While the author wrote these poems for separate, individual publications, she creates a cohesive story by tying them together as she did in One Thing – Then Another. The back-cover flap does a great job of aiding the reader in understanding the layout of this book: “East” being the constraints of living in poverty, “And” being the move to “West” which ultimately enraptures the richer demographic. With this description I was able to follow along and enjoy the journey through Kelly’s words.
*Disclaimer: A review copy of this book was provided by the publisher. All opinions are my own.
This book was given to me by the publisher in exchange for an honest review.
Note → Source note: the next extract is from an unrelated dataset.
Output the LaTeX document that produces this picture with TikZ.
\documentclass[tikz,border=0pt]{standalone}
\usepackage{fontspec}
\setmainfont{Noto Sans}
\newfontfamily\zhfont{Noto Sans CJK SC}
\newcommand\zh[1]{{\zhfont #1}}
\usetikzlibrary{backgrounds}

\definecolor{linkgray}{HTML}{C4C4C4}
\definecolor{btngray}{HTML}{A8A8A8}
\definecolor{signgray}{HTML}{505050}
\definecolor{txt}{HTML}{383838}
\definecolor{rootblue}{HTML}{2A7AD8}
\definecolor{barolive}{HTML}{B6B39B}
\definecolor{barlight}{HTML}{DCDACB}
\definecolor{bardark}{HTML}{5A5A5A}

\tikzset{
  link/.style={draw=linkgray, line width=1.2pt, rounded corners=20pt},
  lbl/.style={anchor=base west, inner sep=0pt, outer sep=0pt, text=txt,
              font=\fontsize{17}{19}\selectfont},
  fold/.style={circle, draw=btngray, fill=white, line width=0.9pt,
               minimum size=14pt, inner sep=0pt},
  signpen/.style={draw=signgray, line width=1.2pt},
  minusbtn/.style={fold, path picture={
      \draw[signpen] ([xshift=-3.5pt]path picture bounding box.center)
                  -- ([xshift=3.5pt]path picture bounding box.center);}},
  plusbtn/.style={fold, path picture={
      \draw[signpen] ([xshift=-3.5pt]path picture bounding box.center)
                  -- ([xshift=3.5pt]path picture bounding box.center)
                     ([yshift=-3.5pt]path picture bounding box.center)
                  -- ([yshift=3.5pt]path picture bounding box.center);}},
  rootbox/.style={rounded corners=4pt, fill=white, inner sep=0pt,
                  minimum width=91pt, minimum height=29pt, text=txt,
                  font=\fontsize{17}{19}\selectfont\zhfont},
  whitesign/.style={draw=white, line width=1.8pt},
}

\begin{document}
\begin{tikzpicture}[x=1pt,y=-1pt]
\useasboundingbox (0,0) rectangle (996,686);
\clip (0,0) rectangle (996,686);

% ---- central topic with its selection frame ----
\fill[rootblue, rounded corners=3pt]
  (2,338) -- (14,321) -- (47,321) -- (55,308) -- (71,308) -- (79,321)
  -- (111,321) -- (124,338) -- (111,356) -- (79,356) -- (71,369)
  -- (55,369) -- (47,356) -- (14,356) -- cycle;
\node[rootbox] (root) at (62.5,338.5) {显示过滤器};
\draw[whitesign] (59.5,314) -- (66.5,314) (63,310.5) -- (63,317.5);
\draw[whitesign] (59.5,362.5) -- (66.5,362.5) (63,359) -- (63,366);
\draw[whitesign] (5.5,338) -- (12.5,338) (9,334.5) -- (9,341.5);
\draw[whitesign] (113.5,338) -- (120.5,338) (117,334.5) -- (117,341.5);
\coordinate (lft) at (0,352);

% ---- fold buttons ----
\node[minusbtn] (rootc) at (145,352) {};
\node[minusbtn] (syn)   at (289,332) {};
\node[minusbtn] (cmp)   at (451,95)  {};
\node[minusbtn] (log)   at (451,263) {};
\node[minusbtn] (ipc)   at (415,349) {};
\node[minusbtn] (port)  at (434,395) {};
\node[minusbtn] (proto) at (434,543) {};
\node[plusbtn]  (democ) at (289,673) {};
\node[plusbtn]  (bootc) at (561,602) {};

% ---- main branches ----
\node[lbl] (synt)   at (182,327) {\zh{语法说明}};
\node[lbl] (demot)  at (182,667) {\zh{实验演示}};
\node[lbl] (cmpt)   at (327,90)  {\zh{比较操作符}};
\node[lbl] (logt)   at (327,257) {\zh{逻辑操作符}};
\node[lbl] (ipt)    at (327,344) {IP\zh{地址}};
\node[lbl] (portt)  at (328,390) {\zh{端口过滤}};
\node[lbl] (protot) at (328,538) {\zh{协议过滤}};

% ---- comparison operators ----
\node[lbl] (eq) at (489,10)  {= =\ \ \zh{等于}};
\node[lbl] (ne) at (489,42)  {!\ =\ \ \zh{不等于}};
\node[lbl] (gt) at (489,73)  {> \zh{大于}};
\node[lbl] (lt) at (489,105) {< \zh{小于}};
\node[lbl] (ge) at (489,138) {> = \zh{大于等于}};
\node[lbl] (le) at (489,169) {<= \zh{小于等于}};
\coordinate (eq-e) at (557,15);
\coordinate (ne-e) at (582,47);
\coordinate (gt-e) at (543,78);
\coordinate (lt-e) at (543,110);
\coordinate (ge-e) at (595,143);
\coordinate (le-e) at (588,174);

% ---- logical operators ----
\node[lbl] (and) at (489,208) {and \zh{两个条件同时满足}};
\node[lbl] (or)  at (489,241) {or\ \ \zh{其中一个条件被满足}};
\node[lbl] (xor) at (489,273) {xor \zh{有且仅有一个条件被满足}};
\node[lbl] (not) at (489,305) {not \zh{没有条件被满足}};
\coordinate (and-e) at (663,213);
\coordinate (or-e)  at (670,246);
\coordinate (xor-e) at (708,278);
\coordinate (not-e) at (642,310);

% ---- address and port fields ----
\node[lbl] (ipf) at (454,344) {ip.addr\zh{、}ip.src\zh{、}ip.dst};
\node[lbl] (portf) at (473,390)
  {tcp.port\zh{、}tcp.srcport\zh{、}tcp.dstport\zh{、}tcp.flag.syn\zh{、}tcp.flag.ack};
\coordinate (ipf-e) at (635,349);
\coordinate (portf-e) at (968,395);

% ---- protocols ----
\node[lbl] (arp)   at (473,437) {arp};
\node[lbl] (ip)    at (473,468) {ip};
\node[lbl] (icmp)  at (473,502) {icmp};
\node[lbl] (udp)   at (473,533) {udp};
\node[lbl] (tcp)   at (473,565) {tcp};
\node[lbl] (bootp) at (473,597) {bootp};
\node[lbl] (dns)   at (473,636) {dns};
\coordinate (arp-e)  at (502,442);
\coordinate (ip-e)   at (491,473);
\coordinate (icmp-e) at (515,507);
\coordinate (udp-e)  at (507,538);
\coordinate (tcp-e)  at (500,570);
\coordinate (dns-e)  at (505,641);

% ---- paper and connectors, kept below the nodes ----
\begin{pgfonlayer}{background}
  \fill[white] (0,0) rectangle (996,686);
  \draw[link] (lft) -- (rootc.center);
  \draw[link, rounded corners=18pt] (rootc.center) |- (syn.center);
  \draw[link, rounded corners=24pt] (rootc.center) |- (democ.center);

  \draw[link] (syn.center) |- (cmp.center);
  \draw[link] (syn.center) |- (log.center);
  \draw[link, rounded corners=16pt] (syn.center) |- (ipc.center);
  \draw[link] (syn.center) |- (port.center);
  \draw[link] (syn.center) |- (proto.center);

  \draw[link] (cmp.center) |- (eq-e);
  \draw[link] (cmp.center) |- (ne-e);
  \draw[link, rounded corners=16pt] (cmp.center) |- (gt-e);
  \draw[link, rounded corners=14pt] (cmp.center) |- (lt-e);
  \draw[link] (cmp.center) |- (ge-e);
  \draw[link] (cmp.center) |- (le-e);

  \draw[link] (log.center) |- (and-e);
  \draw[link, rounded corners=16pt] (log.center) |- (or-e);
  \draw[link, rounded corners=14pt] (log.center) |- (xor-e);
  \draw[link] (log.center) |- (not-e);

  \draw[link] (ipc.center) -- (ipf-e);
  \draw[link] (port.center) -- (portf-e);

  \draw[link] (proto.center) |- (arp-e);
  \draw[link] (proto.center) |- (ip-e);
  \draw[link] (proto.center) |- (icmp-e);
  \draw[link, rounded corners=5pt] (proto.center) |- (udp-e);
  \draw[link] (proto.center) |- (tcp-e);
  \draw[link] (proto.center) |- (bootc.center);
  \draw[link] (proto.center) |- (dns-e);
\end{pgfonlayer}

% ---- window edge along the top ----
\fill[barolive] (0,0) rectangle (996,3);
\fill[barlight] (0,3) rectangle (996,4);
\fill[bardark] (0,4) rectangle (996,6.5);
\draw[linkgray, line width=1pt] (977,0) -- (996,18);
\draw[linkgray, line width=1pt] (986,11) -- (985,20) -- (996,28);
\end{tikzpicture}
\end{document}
Also, this book fulfills Book Riot's 2019 Read Harder challenge task 24: a book of poetry published after 2014.
This collection of poetry, while cohesive, just didn't work well for me. The free verse felt more like choppy prose than poetry to my ear. I'm not enough of a poet to really explain the difference - and it may well just be a preference specific to me. Someone who's more into confessional poetry in a very free verse style may enjoy it more than I did.
In this second collection of poems by the author..The collection poems our divided into 3 parts East..And..West.. The chapter of notes was interesting because her references give's the reader more insight to the subject as to why she wrote the poems.. These our Quirky and unusual ....but not really my taste in Poetry She lives and writes In Edmonton Alberta Thanks to ECW Press for providing me with this ARC.....
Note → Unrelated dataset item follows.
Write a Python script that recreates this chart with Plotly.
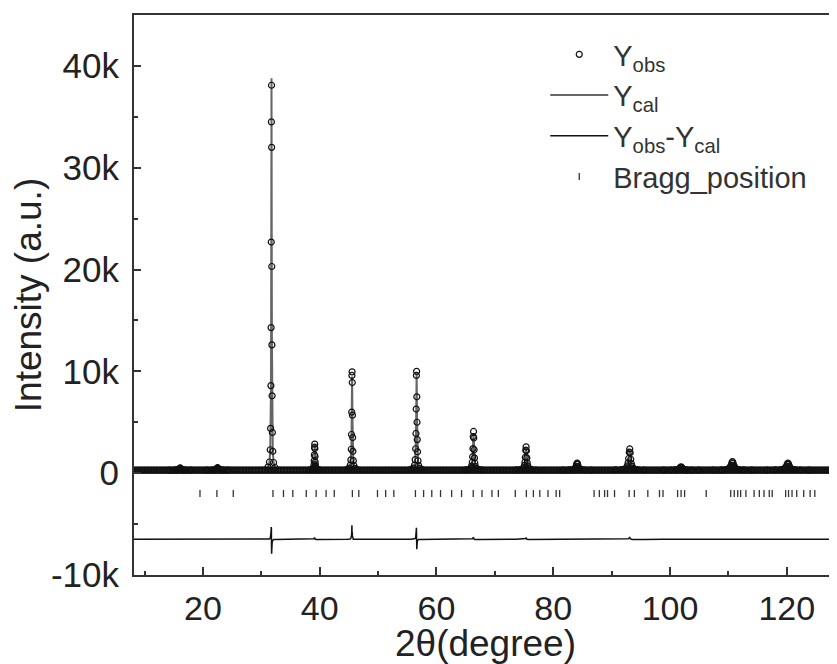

One Thing – Then Another Claire Kelly Toronto, Ontario, Canada ECW Press
Modern, postmodern, experimental, traditional. None of the labels fit. Claire Kelly’s One Thing – Then Another tidbits the journey and upheaval in transplanting from a Canadian East to the West, those left behind and those of a new community. This second collection is an eclectic mixture referencing the mythic to the modern, the heroic to the mundane—Orpheus and Eurydice, punk-rocker Patti Smith, (having to note Smith’s nod to Jimi Hendrix), father/son first car driveway mechanics, and social media.
As Kelly combines a sometimes distant and classical past with an apocalyptic present, she alternately embraces and eschews traditional poetic forms and techniques—the palindrome, use of metre, enjambment, the dreaded “ly” and “ing”, the rhythm and flow of alliteration and assonance. Humourous, wry, homesick, filled with nuances not apparent on a first-read, One Thing – Then Another captures contrast—small town to city, ocean to prairie, what was, to what is. The end result is, to quote Kelly, “Anything could, and does happen. Eventually.”